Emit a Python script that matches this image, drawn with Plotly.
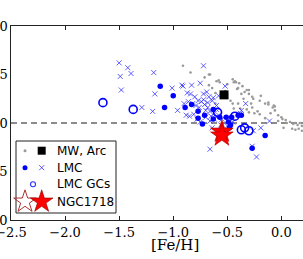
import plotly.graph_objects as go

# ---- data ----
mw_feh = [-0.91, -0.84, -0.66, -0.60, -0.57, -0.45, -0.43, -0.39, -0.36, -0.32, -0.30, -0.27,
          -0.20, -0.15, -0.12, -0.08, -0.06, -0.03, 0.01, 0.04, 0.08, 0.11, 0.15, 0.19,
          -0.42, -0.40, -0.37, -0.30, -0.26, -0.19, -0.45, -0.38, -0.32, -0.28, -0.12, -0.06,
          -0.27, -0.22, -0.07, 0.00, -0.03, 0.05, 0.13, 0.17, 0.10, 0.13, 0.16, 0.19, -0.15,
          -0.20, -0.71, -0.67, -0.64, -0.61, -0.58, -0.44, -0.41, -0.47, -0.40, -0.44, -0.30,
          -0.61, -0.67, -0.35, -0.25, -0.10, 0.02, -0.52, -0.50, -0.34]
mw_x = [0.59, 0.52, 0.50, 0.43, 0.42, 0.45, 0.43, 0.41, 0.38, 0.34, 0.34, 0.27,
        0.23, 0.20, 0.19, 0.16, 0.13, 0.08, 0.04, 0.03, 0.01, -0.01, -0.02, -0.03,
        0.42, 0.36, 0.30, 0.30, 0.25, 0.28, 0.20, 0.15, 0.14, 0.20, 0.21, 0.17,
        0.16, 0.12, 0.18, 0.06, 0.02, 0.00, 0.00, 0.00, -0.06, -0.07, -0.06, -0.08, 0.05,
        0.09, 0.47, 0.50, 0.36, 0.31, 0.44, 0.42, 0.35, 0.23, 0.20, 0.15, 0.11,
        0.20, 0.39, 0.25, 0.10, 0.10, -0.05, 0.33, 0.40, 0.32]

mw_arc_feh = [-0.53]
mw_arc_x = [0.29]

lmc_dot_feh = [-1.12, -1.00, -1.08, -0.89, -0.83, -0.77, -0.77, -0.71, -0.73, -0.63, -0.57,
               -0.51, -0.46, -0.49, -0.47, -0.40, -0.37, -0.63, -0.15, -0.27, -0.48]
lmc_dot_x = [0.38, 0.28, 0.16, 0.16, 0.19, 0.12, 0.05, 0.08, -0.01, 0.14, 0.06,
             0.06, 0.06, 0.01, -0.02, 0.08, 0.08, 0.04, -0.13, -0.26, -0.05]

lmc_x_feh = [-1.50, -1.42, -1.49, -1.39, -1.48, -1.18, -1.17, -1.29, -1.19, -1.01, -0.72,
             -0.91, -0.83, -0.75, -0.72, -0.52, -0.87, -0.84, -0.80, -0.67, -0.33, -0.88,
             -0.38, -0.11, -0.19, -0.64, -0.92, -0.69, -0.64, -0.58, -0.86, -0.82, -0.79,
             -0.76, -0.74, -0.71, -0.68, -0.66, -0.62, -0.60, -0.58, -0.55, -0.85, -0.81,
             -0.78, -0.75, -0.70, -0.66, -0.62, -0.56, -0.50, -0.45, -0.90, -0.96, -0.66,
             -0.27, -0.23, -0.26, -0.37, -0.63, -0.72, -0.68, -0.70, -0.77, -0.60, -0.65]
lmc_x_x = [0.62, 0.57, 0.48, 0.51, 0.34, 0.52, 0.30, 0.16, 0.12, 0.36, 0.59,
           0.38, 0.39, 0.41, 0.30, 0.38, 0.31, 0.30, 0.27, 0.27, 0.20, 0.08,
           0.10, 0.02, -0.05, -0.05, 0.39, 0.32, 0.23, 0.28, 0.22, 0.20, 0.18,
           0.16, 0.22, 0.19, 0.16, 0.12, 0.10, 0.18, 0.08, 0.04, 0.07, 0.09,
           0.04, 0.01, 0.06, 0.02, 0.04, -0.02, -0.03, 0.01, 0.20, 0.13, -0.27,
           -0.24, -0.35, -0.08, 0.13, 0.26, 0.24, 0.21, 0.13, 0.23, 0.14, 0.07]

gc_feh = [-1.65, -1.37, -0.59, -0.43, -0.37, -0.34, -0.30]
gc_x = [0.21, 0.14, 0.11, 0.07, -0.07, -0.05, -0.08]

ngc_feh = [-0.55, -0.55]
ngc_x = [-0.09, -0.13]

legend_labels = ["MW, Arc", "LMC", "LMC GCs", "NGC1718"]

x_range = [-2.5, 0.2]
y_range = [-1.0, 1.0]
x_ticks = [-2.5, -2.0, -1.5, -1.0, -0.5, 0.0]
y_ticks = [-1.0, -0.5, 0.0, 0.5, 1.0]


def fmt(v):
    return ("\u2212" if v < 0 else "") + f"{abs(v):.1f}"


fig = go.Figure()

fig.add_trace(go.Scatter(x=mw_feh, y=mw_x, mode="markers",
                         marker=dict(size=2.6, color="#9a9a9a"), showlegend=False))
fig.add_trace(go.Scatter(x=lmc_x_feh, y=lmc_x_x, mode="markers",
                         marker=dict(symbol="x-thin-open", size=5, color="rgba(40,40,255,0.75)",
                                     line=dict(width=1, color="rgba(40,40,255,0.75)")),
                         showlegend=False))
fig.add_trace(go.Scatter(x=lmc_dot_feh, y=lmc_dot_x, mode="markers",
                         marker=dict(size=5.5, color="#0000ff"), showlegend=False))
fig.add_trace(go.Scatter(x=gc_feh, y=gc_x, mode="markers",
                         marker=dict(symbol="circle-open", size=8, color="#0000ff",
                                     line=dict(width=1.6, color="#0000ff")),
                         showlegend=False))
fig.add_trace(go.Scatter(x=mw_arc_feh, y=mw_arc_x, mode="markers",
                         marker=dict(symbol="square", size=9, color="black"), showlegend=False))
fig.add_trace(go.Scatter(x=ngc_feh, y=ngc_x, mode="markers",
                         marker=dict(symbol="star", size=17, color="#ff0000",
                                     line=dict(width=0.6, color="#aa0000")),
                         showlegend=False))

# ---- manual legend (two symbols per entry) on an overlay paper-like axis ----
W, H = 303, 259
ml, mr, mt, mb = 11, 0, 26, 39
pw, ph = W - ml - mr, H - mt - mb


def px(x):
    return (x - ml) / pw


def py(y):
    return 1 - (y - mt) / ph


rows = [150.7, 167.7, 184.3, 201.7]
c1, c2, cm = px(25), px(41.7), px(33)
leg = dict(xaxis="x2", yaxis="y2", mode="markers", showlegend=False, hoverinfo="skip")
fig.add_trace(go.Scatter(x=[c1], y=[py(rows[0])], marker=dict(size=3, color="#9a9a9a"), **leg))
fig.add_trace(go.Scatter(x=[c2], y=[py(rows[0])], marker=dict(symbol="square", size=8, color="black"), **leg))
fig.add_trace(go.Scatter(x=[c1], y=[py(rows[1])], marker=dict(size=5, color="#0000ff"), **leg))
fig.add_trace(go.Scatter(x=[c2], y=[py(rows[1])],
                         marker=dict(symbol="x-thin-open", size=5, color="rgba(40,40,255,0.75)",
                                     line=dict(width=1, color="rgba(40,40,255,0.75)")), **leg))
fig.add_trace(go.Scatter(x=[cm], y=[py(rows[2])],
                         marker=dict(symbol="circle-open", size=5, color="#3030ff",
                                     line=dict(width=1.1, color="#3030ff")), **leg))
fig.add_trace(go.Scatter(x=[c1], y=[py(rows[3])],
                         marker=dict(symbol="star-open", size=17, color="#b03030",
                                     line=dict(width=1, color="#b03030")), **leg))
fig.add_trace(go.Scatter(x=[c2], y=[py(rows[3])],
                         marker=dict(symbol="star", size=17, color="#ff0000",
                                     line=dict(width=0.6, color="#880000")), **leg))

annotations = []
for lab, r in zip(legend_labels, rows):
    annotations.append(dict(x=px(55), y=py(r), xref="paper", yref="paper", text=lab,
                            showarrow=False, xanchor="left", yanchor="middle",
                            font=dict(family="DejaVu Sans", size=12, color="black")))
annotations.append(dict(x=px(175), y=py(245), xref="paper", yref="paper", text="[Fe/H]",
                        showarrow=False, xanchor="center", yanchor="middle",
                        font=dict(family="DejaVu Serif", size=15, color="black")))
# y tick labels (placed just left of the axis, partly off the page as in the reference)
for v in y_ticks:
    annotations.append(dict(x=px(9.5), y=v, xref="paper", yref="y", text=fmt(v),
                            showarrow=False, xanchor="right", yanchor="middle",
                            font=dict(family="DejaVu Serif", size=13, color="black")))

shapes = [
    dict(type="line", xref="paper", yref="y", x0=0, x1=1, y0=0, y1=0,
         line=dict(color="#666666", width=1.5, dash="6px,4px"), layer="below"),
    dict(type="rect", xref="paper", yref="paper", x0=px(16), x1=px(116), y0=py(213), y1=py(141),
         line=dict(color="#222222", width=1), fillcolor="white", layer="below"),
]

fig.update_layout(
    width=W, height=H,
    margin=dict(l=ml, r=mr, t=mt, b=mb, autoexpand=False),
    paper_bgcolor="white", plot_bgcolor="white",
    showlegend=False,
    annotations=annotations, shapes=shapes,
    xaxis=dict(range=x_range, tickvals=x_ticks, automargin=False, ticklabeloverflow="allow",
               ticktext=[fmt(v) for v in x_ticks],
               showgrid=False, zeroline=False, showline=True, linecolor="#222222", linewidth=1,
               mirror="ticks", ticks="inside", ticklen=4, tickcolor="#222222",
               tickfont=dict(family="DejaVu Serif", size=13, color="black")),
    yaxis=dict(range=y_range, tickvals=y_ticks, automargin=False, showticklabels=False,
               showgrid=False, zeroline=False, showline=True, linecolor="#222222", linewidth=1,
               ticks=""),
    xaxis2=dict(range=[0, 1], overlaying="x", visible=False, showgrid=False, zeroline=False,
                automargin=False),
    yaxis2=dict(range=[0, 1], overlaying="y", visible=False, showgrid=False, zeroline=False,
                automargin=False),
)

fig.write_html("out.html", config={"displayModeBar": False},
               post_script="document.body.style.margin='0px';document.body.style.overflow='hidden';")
::::::::::
— WRITTEN EXERCISE —
Leave out the pictures and repeat exactly the lines from the start of the material through the line that contains "mw_arc_x = [0.29]", both included.

— WRITTEN ANSWER —
Emit a Python script that matches this image, drawn with Plotly.
import plotly.graph_objects as go

# ---- data ----
mw_feh = [-0.91, -0.84, -0.66, -0.60, -0.57, -0.45, -0.43, -0.39, -0.36, -0.32, -0.30, -0.27,
          -0.20, -0.15, -0.12, -0.08, -0.06, -0.03, 0.01, 0.04, 0.08, 0.11, 0.15, 0.19,
          -0.42, -0.40, -0.37, -0.30, -0.26, -0.19, -0.45, -0.38, -0.32, -0.28, -0.12, -0.06,
          -0.27, -0.22, -0.07, 0.00, -0.03, 0.05, 0.13, 0.17, 0.10, 0.13, 0.16, 0.19, -0.15,
          -0.20, -0.71, -0.67, -0.64, -0.61, -0.58, -0.44, -0.41, -0.47, -0.40, -0.44, -0.30,
          -0.61, -0.67, -0.35, -0.25, -0.10, 0.02, -0.52, -0.50, -0.34]
mw_x = [0.59, 0.52, 0.50, 0.43, 0.42, 0.45, 0.43, 0.41, 0.38, 0.34, 0.34, 0.27,
        0.23, 0.20, 0.19, 0.16, 0.13, 0.08, 0.04, 0.03, 0.01, -0.01, -0.02, -0.03,
        0.42, 0.36, 0.30, 0.30, 0.25, 0.28, 0.20, 0.15, 0.14, 0.20, 0.21, 0.17,
        0.16, 0.12, 0.18, 0.06, 0.02, 0.00, 0.00, 0.00, -0.06, -0.07, -0.06, -0.08, 0.05,
        0.09, 0.47, 0.50, 0.36, 0.31, 0.44, 0.42, 0.35, 0.23, 0.20, 0.15, 0.11,
        0.20, 0.39, 0.25, 0.10, 0.10, -0.05, 0.33, 0.40, 0.32]

mw_arc_feh = [-0.53]
mw_arc_x = [0.29]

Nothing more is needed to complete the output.